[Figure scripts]
^^^^^^^^^^^^^^^^

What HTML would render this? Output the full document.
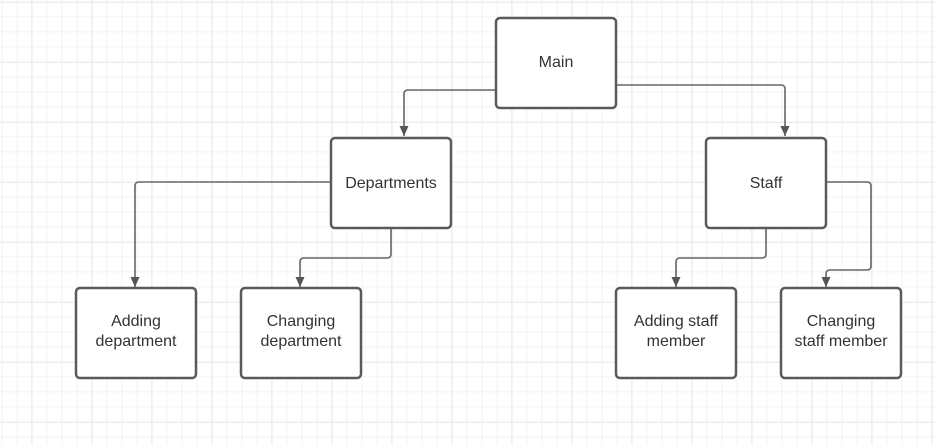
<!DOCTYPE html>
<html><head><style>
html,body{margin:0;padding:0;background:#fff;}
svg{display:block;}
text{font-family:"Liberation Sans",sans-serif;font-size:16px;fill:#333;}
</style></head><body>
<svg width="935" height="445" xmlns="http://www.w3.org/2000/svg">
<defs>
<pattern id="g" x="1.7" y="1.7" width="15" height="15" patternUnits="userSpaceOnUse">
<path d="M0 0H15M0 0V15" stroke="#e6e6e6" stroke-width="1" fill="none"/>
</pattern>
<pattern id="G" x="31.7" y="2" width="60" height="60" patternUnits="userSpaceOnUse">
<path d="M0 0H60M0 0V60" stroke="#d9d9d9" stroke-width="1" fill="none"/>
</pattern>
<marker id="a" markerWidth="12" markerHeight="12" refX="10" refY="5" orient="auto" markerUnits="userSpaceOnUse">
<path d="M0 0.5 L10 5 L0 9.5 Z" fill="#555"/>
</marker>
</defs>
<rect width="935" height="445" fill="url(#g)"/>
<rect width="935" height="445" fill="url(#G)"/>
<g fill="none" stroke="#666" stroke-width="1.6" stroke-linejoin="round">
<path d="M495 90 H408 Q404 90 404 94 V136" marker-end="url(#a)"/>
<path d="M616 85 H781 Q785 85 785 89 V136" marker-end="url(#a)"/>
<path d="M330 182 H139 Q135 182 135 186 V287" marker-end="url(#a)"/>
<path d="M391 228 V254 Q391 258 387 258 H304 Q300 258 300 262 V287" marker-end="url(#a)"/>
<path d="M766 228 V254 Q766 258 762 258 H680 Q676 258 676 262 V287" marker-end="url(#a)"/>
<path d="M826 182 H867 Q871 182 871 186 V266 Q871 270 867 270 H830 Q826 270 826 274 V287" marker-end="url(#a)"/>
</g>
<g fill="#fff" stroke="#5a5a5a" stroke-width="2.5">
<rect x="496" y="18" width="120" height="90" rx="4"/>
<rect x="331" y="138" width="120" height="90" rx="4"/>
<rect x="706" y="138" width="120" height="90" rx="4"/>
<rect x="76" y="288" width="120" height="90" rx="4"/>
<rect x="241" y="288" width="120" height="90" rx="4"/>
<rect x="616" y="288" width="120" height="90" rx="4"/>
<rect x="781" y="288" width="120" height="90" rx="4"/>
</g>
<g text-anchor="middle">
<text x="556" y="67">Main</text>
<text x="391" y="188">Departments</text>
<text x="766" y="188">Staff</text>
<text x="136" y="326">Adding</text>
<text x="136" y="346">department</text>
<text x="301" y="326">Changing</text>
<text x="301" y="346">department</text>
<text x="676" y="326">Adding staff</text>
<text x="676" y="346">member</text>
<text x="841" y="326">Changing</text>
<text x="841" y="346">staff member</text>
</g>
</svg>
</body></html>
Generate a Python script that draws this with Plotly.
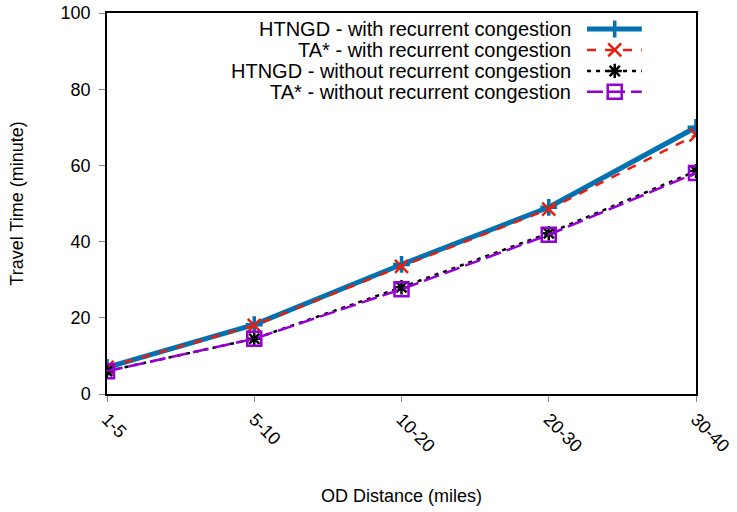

^^^^^^^^^^^^^^^^

Look above for lines with the word "this" and copy them all.

What HTML would render this? Output the full document.
Generate a Python script that draws this with Plotly.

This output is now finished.